Poverty, deprivation, murder, love, family bonds, and TV game shows are among the unlikely combination of ingredients in the enchanting “Slumdog Millionaire,” a movie full of familiar elements that somehow feels wholly original, not to mention entertaining and inspiring. It’s the latest offering from British director Danny Boyle (“Trainspotting,” “28 Days Later,” “Sunshine”), one of the best filmmakers currently working, who seems bent on exploring new genres every time he makes a movie. The amazing thing is that he almost always succeeds.
Boyle went to India this time around, shooting about a quarter of the film in subtitled Hindi and using a lot of local actors to tell the story, which turns out to be deceptively simple. It is as follows: 18-year-old Jamal Malik (Dev Patel), a one-time street urchin who now works as a gofer at a telemarketing center, has made it to the final question on the Indian version of “Who Wants to Be a Millionaire.” Suspicious that an uneducated nobody could possibly know all those answers, the police interrogate Jamal, who explains, one question at a time, the events of his life that gave him the knowledge that wound up being so useful.
That means lots of flashbacks for us, starting with the rambunctious young Jamal (Ayush Mahesh Khedekar) and his slightly older brother Salim (Azharuddin Mohammed Ismail) living in the slums of Mumbai. They lead a Dickensian existence, including a brief stint with a sinister Fagin-like leader who teaches street kids to sing for spare change and will do anything to make his earners more pathetic and thus more profitable. We see early on that though Salim and Jamal are in the same circumstances, they’re responding to them in opposite ways. Jamal is gentle, resourceful, and sly; Salim is opportunistic and desperate.
They meet a girl their age, Latika (Rubiana Ali), whom Jamal wants to include as their “third musketeer” despite Salim’s unspecified objections. Time passes. Latika is out of their lives, but Jamal has not forgotten her. He and Salim continue to live on the streets, Jamal hustling tourists at the Taj Mahal, Salim getting involved with gangster types. Soon enough (and with Salim now played by Madhur Mittal and Latika by the lovely Freida Pinto), the three young people’s lives intersect again through Javed (Mahesh Manjrekar), a cruel racketeer with a stranglehold on the slum they grew up in.
It’s in the midst of this turmoil that Jamal has become a contestant on “Who Wants to Be a Millionaire,” though we don’t learn all the details of how and why until later. The film is based on the novel “Q and A,” by Vikas Swarup, and adapted by Simon Beaufoy, who wrote “The Full Monty” and this year’s overlooked charmer “Miss Pettigrew Lives for a Day.” From the moment of its premiere at the Telluride Film Festival over Labor Day Weekend it’s been pegged as this year’s Feel-Good Independent Film (think “Little Miss Sunshine” or “Juno”), and while it certainly does inspire good feelings and general happiness — anyone who is not smiling by the time the Bollywood-style closing-credits dance number arrives is surely dead inside — it gets there only after journeying through numerous crises and setbacks. No wonder Dev Patel, in the lead role, looks so stone-faced and un-charismatic for most of the film.

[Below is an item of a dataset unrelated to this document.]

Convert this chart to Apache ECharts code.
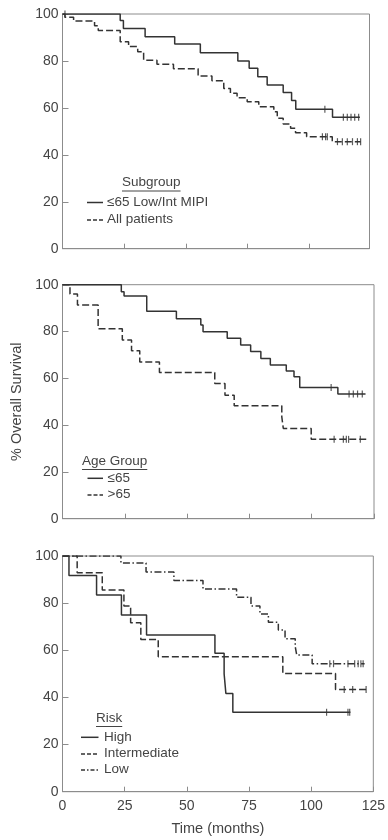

It is a testament to Boyle’s talents, both technical and storytelling-related, that the movie works so well. He juggles three different timelines flawlessly: Jamal on his second night of the game show, Jamal being interrogated while watching a videotape of his first night, and Jamal’s life story leading up to this point. As usual, Boyle finds creative ways to make ordinary filmmaking devices like flashbacks seem lively and innovative. For example, as Jamal sits down to face his final question on the “Millionaire” set, he remembers being questioned and slapped around the night before, still reeling from it. To enhance this feeling of disorientation, Boyle has the slap occur in the present — a hand literally reaches up from under Jamal’s chair on the TV soundstage — as a segue to the flashback of when it actually happened. You’ll miss it if you blink, but the effect is perfect: You feel Jamal’s dazedness, and the sensation that time has run together, that everything in his life is happening all at once.
Boyle’s general skill, which extends to hiring competent staff like editor Chris Dickens and cinematographer Anthony Dod Mantle, helps compensate for the plot’s occasional implausible or predictable element, and for Patel’s often plain performance. The tykes who play the lead characters as children are infectiously enthusiastic, the way only non-professional child actors can be. Overall, it’ll make you feel like a million bucks, or 20 million rupees.